NBA Players Union Makes Last Offer
The union for locked-out NBA players finally gave its new labor proposal to the commissioner Monday, just three days before the deadline for reaching a new agreement or canceling the season.
“They took it and reviewed it and said they would get back to us,” union director Billy Hunter said after the 45-minute meeting.
The NBA did not immediately comment.
The meeting, attended by commissioner David Stern, deputy commissioner Russ Granik, Hunter and union president Patrick Ewing, represented the first face-to-face talks between the sides since Dec. 27 when they met for five hours near Denver and the league made its “final” offer.
The union then readied a counterproposal but refused to give it to the owners until they agreed to a face-to-face meeting.
It finally came Monday afternoon at a hotel across the street from league headquarters.
“We’ve given them the proposal, they’ll have a conference call with their labor committee and we expect to speak to them later in the day,” Hunter said.
The union has told all 19 players on its negotiating committee to be in New York by Tuesday morning. The deadline is Thursday for reaching a new collective bargaining agreement to save the remainder of the season.
If no deal is reached, the league’s Board of Governors — with one ownership representative from each of the 29 teams — could vote that day to scrap the rest of the schedule.
Herb Williams of the Knicks, a member of the union’s executive committee, thinks the deadline might be extended.
“If a deal was done on the 9th or 10th, I’m sure David wouldn’t say that just because we didn’t do it on 7th the season is over. It’s a business, and sometimes you have to posture,” Williams said.
Some players have been asking for a vote on the owners’ final offer, but the union’s negotiating committee — the only body with the power to put a proposal to a vote — says it will not put forward any offer that it does not deem worthy.
The sides have moved toward each other on virtually all of the most hotly contested issues, and the union’s new offer included an absolute limit on the amount of salary any player can earn. If accepted, it would make the NBA the only professional sports league to limit the amount of money a top athlete can make.
Standing in the way of a settlement are items of contention worth tens of millions of dollars per year.
If no agreement is reached, the NBA will have gone from being the only major U.S. sport to never have lost a game to a work stoppage to being the first sport to lose an entire season to a labor dispute.
So far, the first two months of the season have been wiped out. It would take three to four weeks after a settlement to begin a 45- to 50-game season.
The key sticking point to a settlement could center on how much revenue will be paid to the players during the course of the six-year deal.
In its proposal, the union wants 55 percent of revenue devoted to salaries in the fourth year while owners have offered 53 percent. In the fifth year, players want 56 percent while owners are offering 53.5. And in the final year, players want 57 percent — the amount they received last season — while the league is offering 54 percent.

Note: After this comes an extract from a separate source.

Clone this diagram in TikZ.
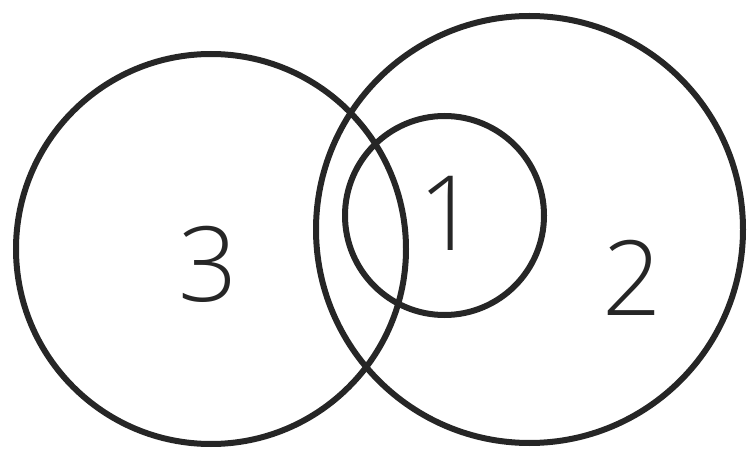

Michael Olowokandi, the No. 1 pick in the NBA draft, signed Monday with Kinder Bologna of the Italian League for $3 million. The 7-foot-1 center can return to the NBA on Feb. 15 if the lockout is lifted and still would receive $1 million.
Also Monday, Steven Woods, the agent for Toronto’s Kevin Willis, refiled an unfair labor practice charge with the National Labor Relations Board against the union for allegedly breaching its duty of fair representation.